● Required task:
Gather all lines in the data that hold the string "drawn".

● Material provided:
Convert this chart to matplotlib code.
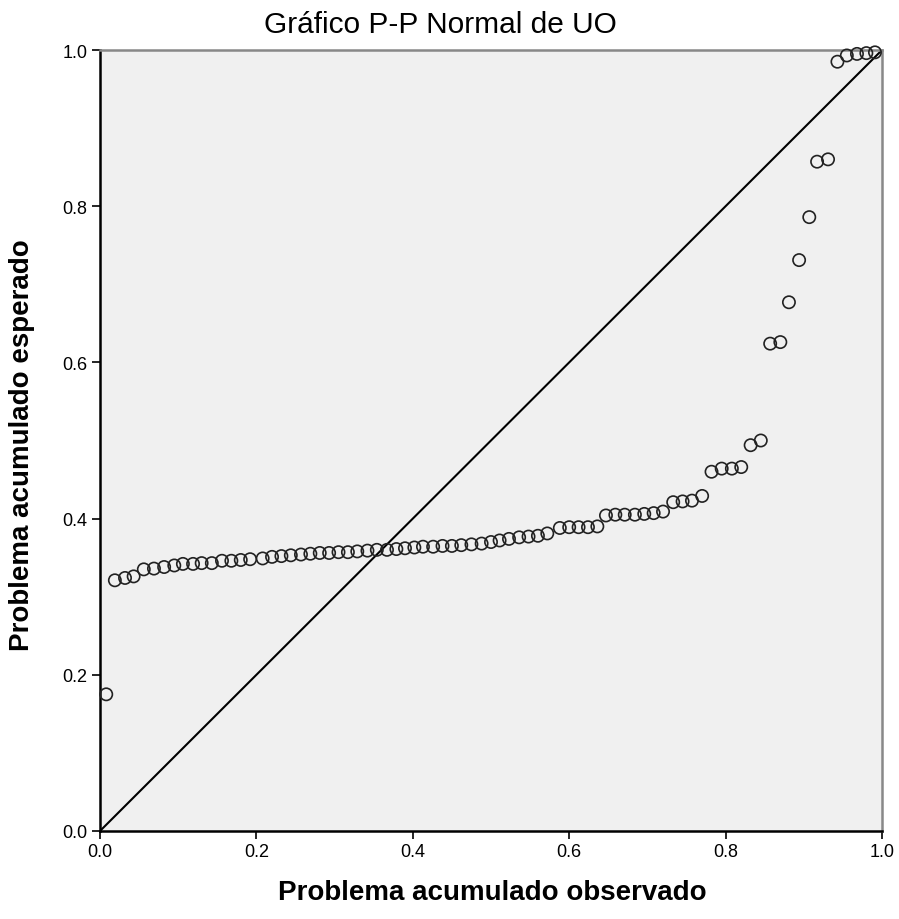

...

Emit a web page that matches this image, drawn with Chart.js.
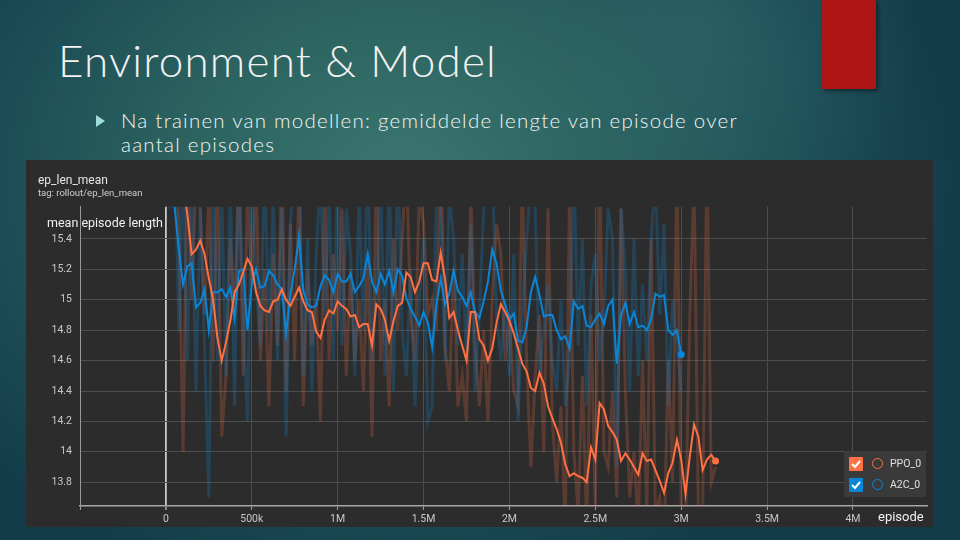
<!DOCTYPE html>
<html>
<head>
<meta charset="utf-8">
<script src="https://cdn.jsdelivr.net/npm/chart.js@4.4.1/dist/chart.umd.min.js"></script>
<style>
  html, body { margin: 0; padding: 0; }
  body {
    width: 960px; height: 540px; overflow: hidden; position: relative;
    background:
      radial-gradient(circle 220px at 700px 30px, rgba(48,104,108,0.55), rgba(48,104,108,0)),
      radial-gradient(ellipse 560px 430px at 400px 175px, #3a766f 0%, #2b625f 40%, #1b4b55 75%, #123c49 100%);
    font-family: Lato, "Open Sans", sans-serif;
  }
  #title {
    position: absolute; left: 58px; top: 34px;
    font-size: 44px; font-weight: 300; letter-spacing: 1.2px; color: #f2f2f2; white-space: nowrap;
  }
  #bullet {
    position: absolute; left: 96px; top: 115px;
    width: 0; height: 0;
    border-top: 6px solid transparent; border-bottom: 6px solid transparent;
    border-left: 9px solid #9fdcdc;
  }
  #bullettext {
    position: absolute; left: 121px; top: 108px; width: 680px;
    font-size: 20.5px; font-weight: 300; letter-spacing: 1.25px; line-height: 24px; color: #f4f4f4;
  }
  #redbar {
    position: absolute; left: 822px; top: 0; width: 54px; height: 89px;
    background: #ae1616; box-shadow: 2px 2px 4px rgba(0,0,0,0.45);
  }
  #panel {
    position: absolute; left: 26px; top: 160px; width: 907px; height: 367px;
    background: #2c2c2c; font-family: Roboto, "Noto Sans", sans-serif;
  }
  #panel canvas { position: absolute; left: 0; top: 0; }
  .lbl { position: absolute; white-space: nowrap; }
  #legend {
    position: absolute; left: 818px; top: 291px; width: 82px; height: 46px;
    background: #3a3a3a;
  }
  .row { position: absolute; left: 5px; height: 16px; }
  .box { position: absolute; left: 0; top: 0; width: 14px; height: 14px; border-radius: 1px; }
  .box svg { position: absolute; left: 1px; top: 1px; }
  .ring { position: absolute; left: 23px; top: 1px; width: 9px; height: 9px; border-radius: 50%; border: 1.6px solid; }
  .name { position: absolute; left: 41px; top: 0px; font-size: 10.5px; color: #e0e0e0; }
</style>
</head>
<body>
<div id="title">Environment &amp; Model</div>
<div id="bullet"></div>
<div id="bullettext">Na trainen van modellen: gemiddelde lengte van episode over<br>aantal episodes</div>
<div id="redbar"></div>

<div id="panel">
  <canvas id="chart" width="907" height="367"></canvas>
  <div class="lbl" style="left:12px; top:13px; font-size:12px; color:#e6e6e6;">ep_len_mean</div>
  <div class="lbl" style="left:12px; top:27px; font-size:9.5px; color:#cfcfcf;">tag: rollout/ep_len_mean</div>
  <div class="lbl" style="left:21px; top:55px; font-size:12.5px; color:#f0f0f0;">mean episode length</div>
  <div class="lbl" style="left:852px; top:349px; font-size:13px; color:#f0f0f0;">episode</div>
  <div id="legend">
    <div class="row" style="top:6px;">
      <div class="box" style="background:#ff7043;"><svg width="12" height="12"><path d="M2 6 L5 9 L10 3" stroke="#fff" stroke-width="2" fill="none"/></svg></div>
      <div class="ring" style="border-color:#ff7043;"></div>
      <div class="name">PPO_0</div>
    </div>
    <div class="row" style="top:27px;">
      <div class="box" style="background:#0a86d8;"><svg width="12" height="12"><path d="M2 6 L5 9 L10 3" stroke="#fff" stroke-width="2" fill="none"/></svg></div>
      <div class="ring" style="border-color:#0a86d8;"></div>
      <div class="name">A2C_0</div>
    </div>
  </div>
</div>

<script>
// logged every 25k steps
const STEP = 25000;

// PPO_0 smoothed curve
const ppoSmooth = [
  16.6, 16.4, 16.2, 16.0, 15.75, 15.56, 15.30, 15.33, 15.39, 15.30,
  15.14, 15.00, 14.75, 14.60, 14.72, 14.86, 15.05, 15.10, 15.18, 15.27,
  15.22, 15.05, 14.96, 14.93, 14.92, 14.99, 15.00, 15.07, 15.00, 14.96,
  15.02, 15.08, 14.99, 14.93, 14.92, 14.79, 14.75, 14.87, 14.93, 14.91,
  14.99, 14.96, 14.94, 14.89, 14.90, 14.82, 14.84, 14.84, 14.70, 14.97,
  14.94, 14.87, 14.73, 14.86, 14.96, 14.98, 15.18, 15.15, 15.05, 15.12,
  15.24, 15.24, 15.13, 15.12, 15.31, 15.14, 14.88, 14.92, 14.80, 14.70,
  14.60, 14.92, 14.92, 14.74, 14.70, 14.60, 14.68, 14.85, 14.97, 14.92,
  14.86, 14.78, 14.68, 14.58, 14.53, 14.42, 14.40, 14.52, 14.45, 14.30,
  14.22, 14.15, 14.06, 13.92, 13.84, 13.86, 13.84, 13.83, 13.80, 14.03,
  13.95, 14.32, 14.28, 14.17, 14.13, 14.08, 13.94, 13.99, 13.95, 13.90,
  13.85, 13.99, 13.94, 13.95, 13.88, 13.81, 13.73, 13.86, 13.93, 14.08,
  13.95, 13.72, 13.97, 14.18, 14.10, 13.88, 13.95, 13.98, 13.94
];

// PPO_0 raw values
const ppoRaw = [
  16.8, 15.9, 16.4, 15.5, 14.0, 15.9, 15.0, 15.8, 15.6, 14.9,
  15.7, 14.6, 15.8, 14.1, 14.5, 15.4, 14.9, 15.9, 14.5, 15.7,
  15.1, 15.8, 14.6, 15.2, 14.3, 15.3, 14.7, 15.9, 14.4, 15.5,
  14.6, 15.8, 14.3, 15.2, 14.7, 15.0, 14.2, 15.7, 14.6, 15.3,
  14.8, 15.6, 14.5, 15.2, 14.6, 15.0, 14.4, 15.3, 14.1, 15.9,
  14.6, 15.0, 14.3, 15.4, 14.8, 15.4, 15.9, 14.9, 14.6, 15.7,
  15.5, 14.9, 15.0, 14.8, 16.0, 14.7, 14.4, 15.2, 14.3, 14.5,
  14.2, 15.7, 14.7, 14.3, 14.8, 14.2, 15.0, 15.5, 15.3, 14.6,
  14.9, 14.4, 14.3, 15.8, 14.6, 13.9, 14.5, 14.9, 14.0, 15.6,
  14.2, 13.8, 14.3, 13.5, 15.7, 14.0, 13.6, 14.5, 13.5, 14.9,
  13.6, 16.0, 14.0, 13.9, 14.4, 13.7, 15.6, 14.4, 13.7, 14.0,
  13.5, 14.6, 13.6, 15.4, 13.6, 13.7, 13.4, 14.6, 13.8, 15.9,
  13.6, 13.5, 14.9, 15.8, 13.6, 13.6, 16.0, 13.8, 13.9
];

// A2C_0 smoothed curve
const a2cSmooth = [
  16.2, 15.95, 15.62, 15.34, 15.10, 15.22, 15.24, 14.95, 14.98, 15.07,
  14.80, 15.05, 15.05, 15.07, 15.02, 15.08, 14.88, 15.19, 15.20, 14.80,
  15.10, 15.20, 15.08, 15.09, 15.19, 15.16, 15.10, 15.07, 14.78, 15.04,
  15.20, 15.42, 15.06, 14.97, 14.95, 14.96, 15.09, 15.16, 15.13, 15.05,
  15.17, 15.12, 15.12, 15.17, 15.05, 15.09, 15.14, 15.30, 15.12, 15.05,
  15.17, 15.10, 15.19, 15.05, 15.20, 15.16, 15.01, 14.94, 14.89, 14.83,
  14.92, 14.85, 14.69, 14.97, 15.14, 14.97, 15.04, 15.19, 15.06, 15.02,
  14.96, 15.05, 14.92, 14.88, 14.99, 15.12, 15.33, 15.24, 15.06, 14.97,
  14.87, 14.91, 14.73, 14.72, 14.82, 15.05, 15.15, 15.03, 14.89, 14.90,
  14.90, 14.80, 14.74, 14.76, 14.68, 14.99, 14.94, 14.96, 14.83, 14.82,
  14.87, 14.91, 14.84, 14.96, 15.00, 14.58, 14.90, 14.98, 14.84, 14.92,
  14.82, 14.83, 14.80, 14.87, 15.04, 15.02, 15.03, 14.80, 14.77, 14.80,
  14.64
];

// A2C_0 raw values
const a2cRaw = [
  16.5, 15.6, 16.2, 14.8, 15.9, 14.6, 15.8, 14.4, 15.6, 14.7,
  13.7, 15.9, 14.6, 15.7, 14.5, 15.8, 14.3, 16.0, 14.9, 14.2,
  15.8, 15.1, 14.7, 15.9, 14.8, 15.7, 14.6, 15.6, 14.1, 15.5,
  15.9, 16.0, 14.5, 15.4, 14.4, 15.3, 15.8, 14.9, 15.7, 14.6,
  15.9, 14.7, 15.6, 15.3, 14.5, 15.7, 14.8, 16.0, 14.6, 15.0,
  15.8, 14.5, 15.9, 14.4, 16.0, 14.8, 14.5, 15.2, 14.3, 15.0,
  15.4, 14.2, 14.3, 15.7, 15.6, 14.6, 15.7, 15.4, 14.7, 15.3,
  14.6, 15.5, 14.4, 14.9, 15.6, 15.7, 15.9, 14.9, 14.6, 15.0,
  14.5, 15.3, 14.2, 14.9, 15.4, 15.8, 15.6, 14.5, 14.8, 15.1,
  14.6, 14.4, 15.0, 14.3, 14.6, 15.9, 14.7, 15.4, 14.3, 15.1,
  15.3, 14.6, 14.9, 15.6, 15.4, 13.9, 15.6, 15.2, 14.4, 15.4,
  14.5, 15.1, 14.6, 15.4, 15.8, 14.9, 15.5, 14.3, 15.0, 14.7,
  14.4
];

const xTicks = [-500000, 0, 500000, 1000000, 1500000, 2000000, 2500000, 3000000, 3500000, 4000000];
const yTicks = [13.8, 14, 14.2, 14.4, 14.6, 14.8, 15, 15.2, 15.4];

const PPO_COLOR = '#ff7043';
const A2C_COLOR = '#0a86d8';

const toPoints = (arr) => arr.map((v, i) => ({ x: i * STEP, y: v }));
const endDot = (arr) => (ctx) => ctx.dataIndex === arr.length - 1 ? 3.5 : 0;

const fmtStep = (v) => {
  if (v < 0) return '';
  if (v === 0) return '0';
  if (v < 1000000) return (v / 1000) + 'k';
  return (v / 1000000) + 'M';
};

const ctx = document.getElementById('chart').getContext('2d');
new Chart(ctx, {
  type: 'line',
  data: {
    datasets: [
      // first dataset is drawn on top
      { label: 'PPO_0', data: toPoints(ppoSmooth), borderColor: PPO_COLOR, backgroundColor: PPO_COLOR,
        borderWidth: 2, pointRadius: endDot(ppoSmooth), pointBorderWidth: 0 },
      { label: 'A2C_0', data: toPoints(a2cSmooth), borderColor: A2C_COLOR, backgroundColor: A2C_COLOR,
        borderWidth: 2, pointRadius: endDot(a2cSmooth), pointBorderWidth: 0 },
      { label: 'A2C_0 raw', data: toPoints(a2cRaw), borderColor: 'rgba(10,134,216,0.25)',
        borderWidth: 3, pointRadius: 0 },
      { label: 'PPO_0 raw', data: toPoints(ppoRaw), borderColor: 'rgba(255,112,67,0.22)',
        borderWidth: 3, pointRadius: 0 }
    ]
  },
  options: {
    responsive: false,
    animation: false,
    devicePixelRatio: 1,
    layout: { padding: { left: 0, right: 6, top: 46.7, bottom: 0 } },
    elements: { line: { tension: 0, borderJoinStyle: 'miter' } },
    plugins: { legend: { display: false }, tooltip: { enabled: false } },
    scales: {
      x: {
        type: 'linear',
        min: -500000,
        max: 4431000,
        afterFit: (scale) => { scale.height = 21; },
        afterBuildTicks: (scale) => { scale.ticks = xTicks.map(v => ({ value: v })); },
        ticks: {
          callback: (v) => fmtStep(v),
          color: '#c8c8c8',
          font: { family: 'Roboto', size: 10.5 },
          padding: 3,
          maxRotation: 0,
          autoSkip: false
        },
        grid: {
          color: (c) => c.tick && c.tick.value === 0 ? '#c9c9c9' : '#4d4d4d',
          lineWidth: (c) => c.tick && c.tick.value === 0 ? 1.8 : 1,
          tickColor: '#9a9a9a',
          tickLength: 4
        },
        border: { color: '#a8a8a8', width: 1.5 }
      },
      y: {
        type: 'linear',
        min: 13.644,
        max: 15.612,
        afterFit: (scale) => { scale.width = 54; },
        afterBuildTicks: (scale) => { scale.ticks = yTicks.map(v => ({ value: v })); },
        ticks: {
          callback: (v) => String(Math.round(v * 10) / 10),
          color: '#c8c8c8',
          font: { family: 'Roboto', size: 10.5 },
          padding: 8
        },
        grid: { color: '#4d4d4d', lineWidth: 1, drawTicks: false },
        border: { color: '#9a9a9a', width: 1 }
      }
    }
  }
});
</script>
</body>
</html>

● Written answer:
Emit a web page that matches this image, drawn with Chart.js.
      // first dataset is drawn on top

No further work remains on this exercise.